Le chef de l'Etat a indiqué que les « réajustements » obéiraient à « deux principes » : pas de fiscalisation des allocations et le maintien de l'universalité. Avec toutefois, cette nuance sous forme d’assertion : « que les plus hauts revenus aient les mêmes allocations, non! Ça sera revu ». Le président a en effet, réaffirmé son attachement aux allocations familiales « universelles », nées avec la Sécurité sociale après la Seconde guerre mondiale et réputées soutenir la natalité. « Nous avons depuis des années le plus fort taux de natalité d'Europe », c'est « un sujet de satisfaction », s’est réjouit François Hollande pour qui une fiscalisation des allocations serait « absurde ».

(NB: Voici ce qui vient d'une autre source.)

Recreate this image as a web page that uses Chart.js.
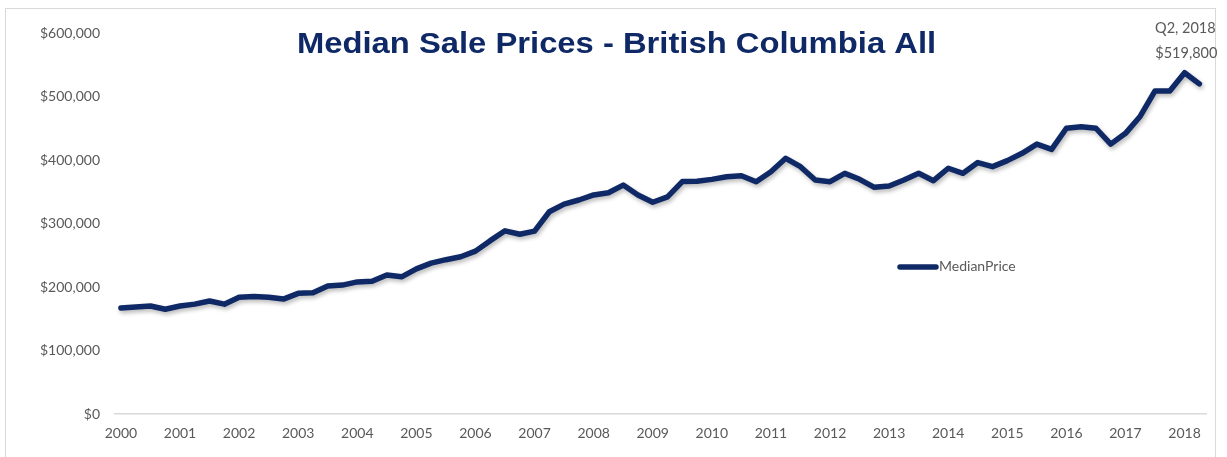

Ces dernières semaines, des députés socialistes avaient avancé une série de pistes, dont la réduction de moitié des allocations pour un foyer avec deux enfants dont les revenus annuels dépasseraient 53 000 euros, et un peu plus de 61 000 euros pour les familles de trois enfants. Selon les députés socialistes Gérard Bapt et Pascal Terrasse, cette mesure concernerait 11 % des familles.